## Given instruction
Take every line from the listing below that contains "uses".

-----

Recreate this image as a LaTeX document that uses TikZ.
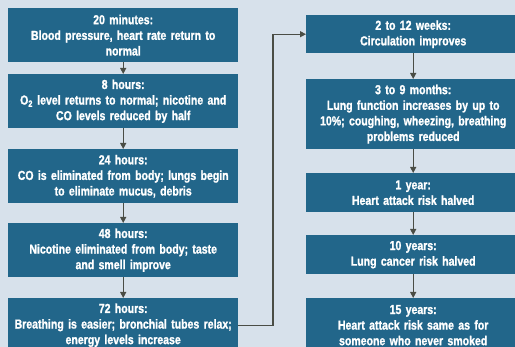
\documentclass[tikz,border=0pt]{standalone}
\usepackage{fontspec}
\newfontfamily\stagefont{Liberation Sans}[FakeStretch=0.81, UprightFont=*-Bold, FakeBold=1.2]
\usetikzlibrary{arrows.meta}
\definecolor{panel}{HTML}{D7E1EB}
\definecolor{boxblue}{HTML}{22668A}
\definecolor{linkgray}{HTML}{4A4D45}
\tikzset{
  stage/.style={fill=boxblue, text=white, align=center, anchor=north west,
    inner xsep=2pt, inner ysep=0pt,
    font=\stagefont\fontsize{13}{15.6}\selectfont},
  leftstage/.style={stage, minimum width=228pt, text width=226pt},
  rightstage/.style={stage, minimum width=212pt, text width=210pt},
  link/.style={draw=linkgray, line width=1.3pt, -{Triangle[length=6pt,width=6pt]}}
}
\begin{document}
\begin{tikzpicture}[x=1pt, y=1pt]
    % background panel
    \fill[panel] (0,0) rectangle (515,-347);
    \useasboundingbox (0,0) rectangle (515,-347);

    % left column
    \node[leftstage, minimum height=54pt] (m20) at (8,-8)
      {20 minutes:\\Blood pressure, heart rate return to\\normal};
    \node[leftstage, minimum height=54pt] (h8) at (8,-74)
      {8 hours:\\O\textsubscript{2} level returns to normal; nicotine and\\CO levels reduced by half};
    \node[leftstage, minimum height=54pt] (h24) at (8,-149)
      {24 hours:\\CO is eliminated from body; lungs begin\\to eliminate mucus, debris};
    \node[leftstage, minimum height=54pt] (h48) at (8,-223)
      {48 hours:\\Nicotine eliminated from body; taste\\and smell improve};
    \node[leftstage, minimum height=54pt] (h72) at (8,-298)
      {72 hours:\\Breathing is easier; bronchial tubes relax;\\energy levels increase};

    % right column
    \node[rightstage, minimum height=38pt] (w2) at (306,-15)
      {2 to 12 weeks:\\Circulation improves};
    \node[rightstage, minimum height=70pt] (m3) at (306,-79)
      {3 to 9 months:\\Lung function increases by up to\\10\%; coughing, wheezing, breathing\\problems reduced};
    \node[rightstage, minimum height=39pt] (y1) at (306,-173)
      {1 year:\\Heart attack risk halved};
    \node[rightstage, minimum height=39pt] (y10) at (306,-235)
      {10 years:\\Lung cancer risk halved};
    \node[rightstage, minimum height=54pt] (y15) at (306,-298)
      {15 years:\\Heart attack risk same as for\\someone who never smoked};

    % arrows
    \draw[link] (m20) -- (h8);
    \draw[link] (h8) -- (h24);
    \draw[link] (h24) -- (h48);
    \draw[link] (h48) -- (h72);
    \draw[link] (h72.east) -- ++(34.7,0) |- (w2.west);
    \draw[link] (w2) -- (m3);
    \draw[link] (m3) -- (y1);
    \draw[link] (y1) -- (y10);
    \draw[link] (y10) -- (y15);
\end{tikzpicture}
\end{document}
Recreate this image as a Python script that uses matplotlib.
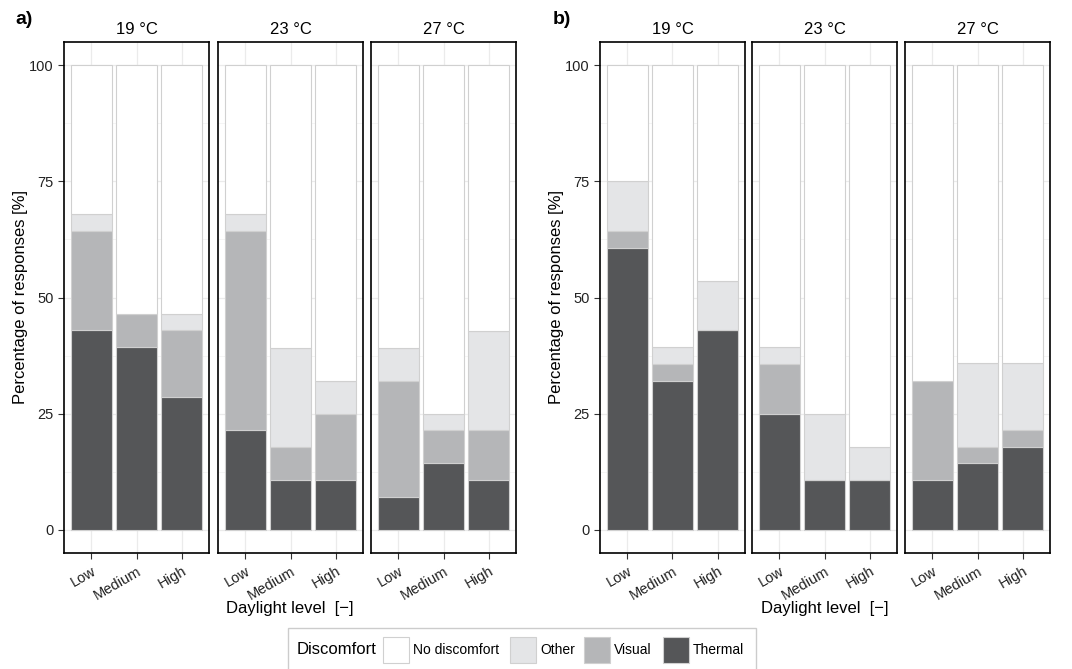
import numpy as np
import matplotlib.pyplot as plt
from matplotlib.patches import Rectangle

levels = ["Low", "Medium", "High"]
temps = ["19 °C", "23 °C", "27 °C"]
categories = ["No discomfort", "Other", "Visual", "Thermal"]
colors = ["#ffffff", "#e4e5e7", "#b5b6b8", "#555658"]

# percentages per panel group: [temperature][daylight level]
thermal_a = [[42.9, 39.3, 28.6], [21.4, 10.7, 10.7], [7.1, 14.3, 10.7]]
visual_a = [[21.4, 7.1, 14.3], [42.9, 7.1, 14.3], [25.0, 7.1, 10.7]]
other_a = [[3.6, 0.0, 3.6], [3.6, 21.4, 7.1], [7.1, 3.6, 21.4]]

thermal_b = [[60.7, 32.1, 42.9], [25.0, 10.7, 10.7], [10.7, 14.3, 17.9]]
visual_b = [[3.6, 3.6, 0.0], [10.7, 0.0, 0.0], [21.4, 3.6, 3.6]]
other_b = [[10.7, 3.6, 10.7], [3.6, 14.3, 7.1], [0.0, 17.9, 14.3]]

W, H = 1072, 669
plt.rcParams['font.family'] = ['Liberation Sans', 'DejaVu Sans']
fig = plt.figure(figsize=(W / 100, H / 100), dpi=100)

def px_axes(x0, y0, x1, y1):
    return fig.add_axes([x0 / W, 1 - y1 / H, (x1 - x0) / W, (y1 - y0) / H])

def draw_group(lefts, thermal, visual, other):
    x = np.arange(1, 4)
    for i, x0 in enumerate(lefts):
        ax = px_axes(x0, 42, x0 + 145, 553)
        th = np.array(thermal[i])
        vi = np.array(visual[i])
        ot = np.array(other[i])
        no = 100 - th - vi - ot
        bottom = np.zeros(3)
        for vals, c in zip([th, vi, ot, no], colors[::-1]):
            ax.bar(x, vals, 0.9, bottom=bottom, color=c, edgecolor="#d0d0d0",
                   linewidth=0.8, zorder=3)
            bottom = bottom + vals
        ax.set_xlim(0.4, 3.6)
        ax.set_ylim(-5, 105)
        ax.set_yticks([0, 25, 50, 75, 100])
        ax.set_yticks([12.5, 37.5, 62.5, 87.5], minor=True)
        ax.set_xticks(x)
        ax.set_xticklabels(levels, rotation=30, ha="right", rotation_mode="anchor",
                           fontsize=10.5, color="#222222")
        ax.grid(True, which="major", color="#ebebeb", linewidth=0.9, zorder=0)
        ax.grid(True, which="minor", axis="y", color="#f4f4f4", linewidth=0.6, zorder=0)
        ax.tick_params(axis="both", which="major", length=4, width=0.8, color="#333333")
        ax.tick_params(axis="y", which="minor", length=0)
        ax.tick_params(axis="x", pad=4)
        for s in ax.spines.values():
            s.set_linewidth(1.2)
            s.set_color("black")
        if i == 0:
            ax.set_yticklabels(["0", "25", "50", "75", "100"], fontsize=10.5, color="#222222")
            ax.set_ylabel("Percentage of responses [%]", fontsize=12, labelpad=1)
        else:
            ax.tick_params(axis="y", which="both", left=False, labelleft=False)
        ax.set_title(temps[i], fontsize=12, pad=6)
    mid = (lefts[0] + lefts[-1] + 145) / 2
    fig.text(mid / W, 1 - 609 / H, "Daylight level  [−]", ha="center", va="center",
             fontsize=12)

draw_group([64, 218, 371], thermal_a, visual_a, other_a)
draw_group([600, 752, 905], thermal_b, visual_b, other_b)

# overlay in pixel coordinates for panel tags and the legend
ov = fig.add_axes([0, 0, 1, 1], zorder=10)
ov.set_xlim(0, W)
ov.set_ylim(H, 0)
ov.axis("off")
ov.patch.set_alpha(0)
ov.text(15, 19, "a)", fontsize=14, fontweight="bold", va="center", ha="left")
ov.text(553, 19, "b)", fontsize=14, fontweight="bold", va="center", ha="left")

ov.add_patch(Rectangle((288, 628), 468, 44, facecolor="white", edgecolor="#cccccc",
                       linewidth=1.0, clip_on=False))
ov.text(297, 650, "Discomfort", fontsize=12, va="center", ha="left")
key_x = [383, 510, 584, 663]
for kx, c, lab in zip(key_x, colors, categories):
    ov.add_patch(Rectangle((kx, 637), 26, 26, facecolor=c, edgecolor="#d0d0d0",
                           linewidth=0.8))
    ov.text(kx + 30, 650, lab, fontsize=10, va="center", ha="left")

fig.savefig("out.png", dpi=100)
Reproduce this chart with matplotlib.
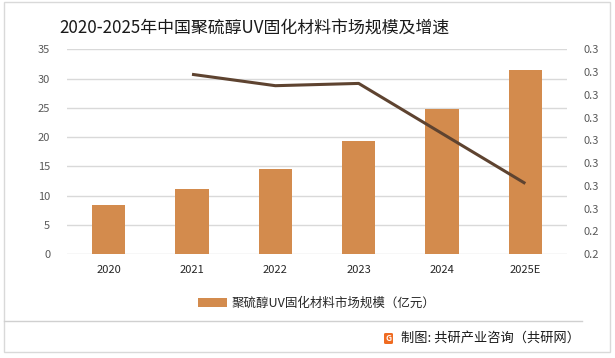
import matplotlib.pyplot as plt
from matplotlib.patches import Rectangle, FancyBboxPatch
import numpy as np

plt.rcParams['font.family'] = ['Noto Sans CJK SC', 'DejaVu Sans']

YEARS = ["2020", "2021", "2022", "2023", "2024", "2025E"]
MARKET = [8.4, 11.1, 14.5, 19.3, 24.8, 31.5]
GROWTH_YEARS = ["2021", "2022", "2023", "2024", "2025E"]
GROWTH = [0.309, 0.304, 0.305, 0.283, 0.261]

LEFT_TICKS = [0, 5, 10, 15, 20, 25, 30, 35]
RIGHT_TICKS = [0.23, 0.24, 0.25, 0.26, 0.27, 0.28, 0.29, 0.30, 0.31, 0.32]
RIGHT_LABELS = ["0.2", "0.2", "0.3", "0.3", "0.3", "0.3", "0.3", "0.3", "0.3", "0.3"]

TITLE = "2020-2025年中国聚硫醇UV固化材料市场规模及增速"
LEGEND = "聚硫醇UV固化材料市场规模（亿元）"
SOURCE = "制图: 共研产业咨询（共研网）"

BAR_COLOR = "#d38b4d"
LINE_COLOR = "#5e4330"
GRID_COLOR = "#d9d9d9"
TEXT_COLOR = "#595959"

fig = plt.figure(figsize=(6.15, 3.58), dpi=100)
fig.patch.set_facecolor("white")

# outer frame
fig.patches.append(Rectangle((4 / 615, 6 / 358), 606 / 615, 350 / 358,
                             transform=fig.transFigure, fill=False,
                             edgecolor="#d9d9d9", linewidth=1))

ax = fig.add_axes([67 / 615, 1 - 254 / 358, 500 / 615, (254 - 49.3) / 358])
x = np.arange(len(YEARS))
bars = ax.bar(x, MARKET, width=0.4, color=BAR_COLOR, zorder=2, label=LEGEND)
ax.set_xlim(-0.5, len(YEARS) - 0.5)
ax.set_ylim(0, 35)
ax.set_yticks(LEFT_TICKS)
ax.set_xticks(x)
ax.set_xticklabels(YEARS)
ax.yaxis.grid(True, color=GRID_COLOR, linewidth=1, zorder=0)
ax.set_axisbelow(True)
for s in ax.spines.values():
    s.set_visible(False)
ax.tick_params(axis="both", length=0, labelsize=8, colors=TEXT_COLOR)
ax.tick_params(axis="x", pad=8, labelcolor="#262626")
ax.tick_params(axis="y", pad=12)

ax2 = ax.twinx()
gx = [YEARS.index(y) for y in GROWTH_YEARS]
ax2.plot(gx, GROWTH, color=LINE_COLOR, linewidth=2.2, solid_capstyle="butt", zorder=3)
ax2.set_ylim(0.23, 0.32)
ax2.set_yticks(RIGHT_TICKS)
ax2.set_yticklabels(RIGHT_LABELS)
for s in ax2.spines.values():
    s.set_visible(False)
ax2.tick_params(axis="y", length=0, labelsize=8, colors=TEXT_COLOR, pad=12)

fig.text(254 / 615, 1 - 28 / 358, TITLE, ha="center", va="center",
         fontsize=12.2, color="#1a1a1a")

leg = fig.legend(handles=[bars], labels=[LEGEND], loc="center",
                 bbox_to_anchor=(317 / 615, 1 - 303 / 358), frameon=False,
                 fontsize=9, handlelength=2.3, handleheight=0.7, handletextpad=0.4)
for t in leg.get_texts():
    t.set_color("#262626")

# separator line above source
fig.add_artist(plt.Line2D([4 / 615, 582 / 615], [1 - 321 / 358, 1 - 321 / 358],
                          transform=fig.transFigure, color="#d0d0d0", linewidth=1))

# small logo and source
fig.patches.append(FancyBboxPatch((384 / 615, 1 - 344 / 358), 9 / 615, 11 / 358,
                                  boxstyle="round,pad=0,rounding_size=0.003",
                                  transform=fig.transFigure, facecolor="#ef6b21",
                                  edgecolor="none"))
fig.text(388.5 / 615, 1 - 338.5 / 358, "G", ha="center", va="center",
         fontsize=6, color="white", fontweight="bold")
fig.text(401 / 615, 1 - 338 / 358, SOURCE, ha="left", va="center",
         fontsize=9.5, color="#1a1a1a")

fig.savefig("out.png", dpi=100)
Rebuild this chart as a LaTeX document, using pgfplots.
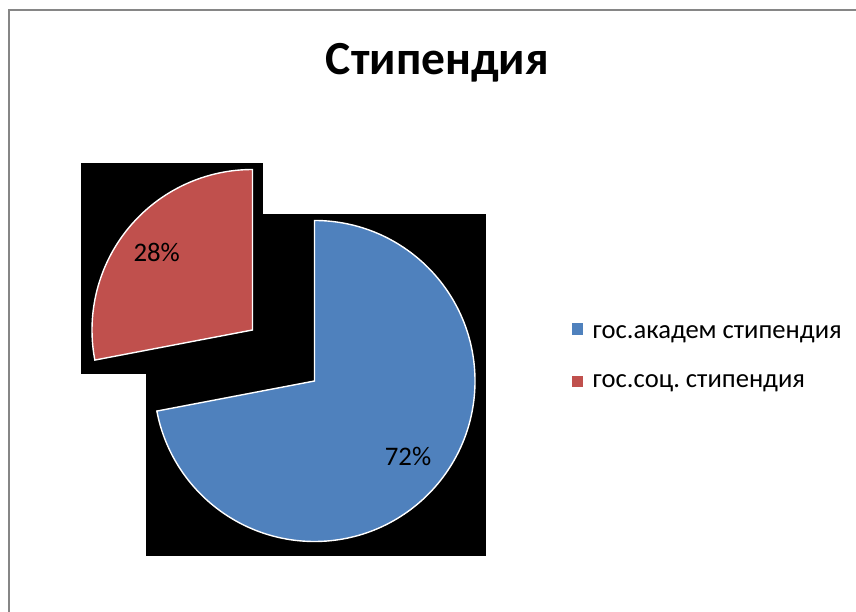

-----

## Response to the exercise
Recreate this image as a LaTeX document that uses TikZ.
Recreate this image as a Python script that uses matplotlib.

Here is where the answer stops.